> Stored data:

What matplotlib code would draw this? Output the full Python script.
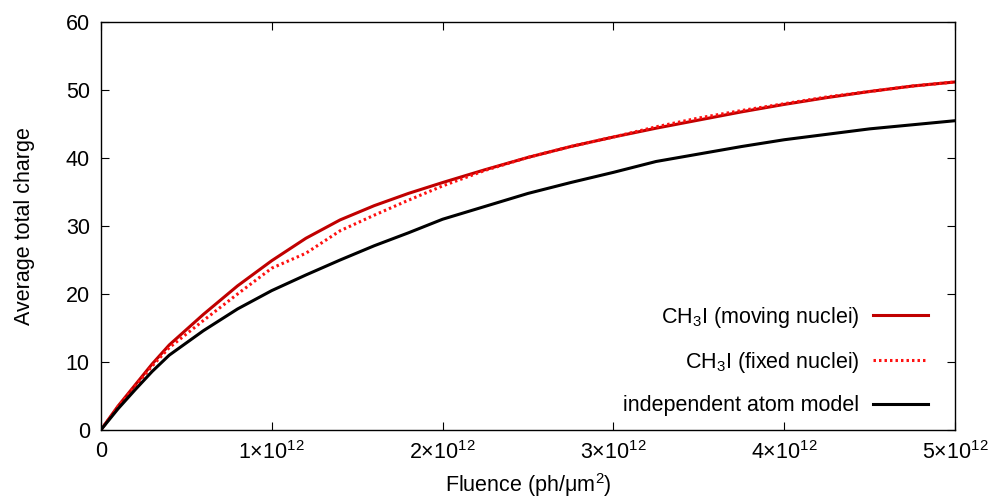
import numpy as np
import matplotlib
matplotlib.use("Agg")
import matplotlib.pyplot as plt

# fluence in units of 1e12 ph/um^2
fluence = [0, 0.1, 0.2, 0.3, 0.4, 0.6, 0.8, 1.0, 1.2, 1.4, 1.6, 1.8, 2.0, 2.25, 2.5,
           2.75, 3.0, 3.25, 3.5, 3.75, 4.0, 4.25, 4.5, 4.75, 5.0]

moving_nuclei = [0, 3.5, 6.6, 9.7, 12.5, 17.0, 21.2, 24.9, 28.2, 30.9, 33.0, 34.8, 36.4,
                 38.3, 40.1, 41.7, 43.1, 44.4, 45.6, 46.8, 47.9, 48.9, 49.8, 50.6, 51.2]
fixed_nuclei = [0, 3.4, 6.4, 9.4, 12.1, 16.1, 20.0, 23.8, 26.0, 29.3, 31.6, 33.8, 35.9,
                38.2, 40.1, 41.7, 43.1, 44.6, 45.9, 47.0, 48.0, 49.0, 49.8, 50.6, 51.2]
independent_atom = [0, 3.1, 5.9, 8.6, 11.0, 14.6, 17.8, 20.5, 22.8, 25.0, 27.1, 29.0, 31.0,
                    32.9, 34.8, 36.4, 37.9, 39.5, 40.6, 41.7, 42.7, 43.5, 44.3, 44.9, 45.5]

labels = ["CH$_3$I (moving nuclei)", "CH$_3$I (fixed nuclei)", "independent atom model"]
xtick_vals = [0, 1, 2, 3, 4, 5]
xtick_labels = ["0"] + [f"{v}\u00d710$^{{12}}$" for v in xtick_vals[1:]]

plt.rcParams["font.family"] = ["Liberation Sans", "DejaVu Sans"]
plt.rcParams["mathtext.default"] = "regular"

fig = plt.figure(figsize=(9.99, 5.04), dpi=100)
ax = fig.add_axes([0.101, 0.147, 0.855, 0.809])

x = np.array(fluence) * 1e12
ax.plot(x, moving_nuclei, color="#c00000", lw=2.2, label=labels[0])
ax.plot(x, fixed_nuclei, color="#ff1010", lw=2.2, linestyle=(0, (0.8, 1.0)), label=labels[1])
ax.plot(x, independent_atom, color="black", lw=2.2, label=labels[2])

ax.set_xlim(0, 5e12)
ax.set_ylim(0, 60)
ax.set_xticks(np.array(xtick_vals) * 1e12)
ax.set_xticklabels(xtick_labels)
ax.set_yticks(range(0, 61, 10))
ax.tick_params(direction="in", length=6, width=0.8, top=True, right=True,
               labelsize=15.5, pad=8)
for s in ax.spines.values():
    s.set_linewidth(1.0)

ax.set_xlabel("Fluence (ph/\u03bcm$^2$)", fontsize=15.5, labelpad=5)
ax.set_ylabel("Average total charge", fontsize=15.5, labelpad=22)

ax.legend(loc="lower right", bbox_to_anchor=(0.979, 0.012), borderaxespad=0,
          frameon=False, markerfirst=False, fontsize=15.5,
          handlelength=2.6, labelspacing=0.95, handletextpad=0.6)

fig.savefig("out.png", dpi=100)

> Your objective:
Repeat the lines exactly as they stand, from the opening line of the data through the line with "2.75, 3.0, 3.25, 3.5, 3.75, 4.0, 4.25, 4.5, 4.75, 5.0]". Pictures stay out of the copy.

> Task solution:
What matplotlib code would draw this? Output the full Python script.
import numpy as np
import matplotlib
matplotlib.use("Agg")
import matplotlib.pyplot as plt

# fluence in units of 1e12 ph/um^2
fluence = [0, 0.1, 0.2, 0.3, 0.4, 0.6, 0.8, 1.0, 1.2, 1.4, 1.6, 1.8, 2.0, 2.25, 2.5,
           2.75, 3.0, 3.25, 3.5, 3.75, 4.0, 4.25, 4.5, 4.75, 5.0]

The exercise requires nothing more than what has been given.